Une question connexe est de savoir comment faire face aux coûts de remplissage du stockage d'urgence et de l'infrastructure. Les compagnies gazières ou les gros consommateurs peuvent maintenant disposer de gaz qu'ils ont acheté à des prix beaucoup plus élevés que le prix actuel du marché, et la vente ou l'utilisation de ce gaz entraînera des pertes substantielles.

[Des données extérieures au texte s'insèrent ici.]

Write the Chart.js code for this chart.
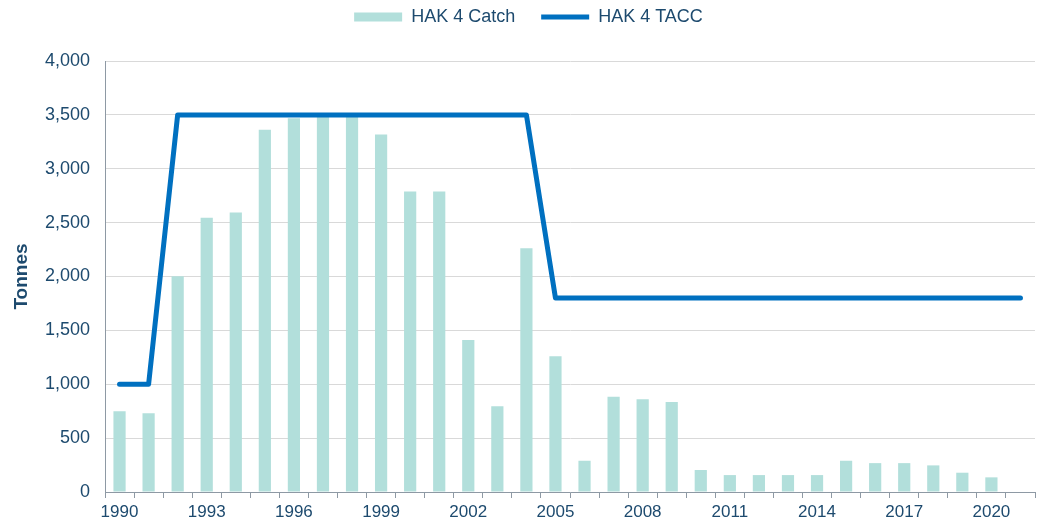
<!DOCTYPE html>
<html>
<head>
<meta charset="utf-8">
<script src="https://cdn.jsdelivr.net/npm/chart.js@4.4.1/dist/chart.umd.min.js"></script>
<style>
  html, body { margin: 0; padding: 0; background: #ffffff; }
  #wrap { width: 1044px; height: 528px; position: relative; }
</style>
</head>
<body>
<div id="wrap"><canvas id="c"></canvas></div>
<script>
const years = ['1990','1991','1992','1993','1994','1995','1996','1997','1998','1999','2000','2001','2002','2003','2004','2005','2006','2007','2008','2009','2010','2011','2012','2013','2014','2015','2016','2017','2018','2019','2020','2021'];
const catchTonnes = [750, 730, 2003, 2546, 2593, 3361, 3468, 3482, 3482, 3318, 2790, 2790, 1410, 796, 2262, 1259, 290, 883, 861, 836, 204, 157, 157, 157, 157, 290, 268, 268, 247, 179, 136, null];
const taccTonnes = [1000, 1000, 3500, 3500, 3500, 3500, 3500, 3500, 3500, 3500, 3500, 3500, 3500, 3500, 3500, 1800, 1800, 1800, 1800, 1800, 1800, 1800, 1800, 1800, 1800, 1800, 1800, 1800, 1800, 1800, 1800, 1800];
const yTicks = [0, 500, 1000, 1500, 2000, 2500, 3000, 3500, 4000];

const textColor = '#1D4A6E';
const fontFamily = "'Liberation Sans', Arial, sans-serif";

const legendPlacement = {
  id: 'legendPlacement',
  beforeInit(chart) {
    const origFit = chart.legend.fit;
    chart.legend.fit = function () {
      origFit.call(this);
      this.height = 61;
    };
  },
  afterLayout(chart) {
    chart.legend.top -= 18;
    chart.legend.left += 6;
    chart.legend.right += 6;
  }
};

new Chart(document.getElementById('c'), {
  data: {
    labels: years,
    datasets: [
      {
        type: 'line',
        label: 'HAK 4 TACC',
        data: taccTonnes,
        borderColor: '#0070C0',
        backgroundColor: '#0070C0',
        borderWidth: 5,
        pointRadius: 0,
        pointHoverRadius: 0,
        tension: 0,
        borderCapStyle: 'round',
        borderJoinStyle: 'round',
        order: 0,
        pointStyle: 'line'
      },
      {
        type: 'bar',
        label: 'HAK 4 Catch',
        data: catchTonnes,
        backgroundColor: '#B2DFDB',
        borderWidth: 0,
        barPercentage: 0.42,
        categoryPercentage: 1.0,
        order: 1,
        pointStyle: 'rect'
      }
    ]
  },
  options: {
    responsive: true,
    maintainAspectRatio: false,
    animation: false,
    layout: { padding: { left: 10, right: 9, top: 0, bottom: 0 } },
    plugins: {
      tooltip: { enabled: false },
      legend: {
        position: 'top',
        reverse: true,
        labels: {
          usePointStyle: true,
          pointStyleWidth: 48,
          boxHeight: 9,
          padding: 26,
          color: textColor,
          font: { family: fontFamily, size: 18 }
        }
      }
    },
    scales: {
      x: {
        type: 'category',
        offset: true,
        grid: {
          offset: true,
          drawOnChartArea: false,
          drawTicks: true,
          tickLength: 6,
          color: '#8E99A4'
        },
        border: { display: true, color: '#8E99A4', width: 1 },
        ticks: {
          autoSkip: false,
          maxRotation: 0,
          padding: 4,
          color: textColor,
          font: { family: fontFamily, size: 17 },
          callback: function (v, i) { return i % 3 === 0 ? years[i] : ''; }
        },
        afterFit(s) { s.height = 36; }
      },
      y: {
        min: 0,
        max: 4000,
        afterBuildTicks(s) { s.ticks = yTicks.map(v => ({ value: v })); },
        grid: { color: '#D9D9D9', drawTicks: false, lineWidth: 1 },
        border: { display: true, color: '#8E99A4', width: 1 },
        ticks: {
          padding: 15,
          color: textColor,
          font: { family: fontFamily, size: 18 },
          callback: v => v.toLocaleString('en-US')
        },
        title: {
          display: true,
          text: 'Tonnes',
          color: textColor,
          font: { family: fontFamily, size: 19, weight: 'bold' },
          padding: { top: 0, bottom: 4 }
        },
        afterFit(s) { s.width = 95; }
      }
    }
  },
  plugins: [legendPlacement]
});
</script>
</body>
</html>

Enfin, malgré toute l'analyse de la réussite de l'UE à se passer du gaz russe, il n'y a toujours pas de sanctions au niveau de l'UE sur les livraisons de gaz en provenance de Russie. Au lieu de cela, la Russie a réduit les flux vers l'UE. Le risque demeure que la Russie, après avoir constaté que son vaste embargo n'a pas eu l'effet escompté, tente d'augmenter de manière sélective les flux de gaz vers certains pays en échange de faveurs politiques. De nombreux contrats à long terme sont encore en place pour faciliter cette démarche. La militarisation de l'énergie peut fonctionner dans les deux sens : non seulement réduire la demande, mais aussi envoyer de l'énergie bon marché à des amis. Un tel scénario peut sembler farfelu, mais il reste juridiquement possible. Malgré la baisse récente des prix du gaz, la situation gazière de l'UE reste tendue et pourrait rapidement s'aggraver, en fonction des événements. Les approvisionnements en gaz via le gazoduc Nord Stream (détruit, saboté en septembre 2022) et le gazoduc Yamal (très peu susceptible d'être autorisé par la Pologne) semblent irréalisables, mais il existe un potentiel d'augmentation via le transit ukrainien et Turkstream. L'UE doit donc mettre en œuvre rapidement un outil politique commun, tel que des sanctions ou des achats conjoints, afin de désamorcer ce risque et d'anticiper toute action future de la Russie.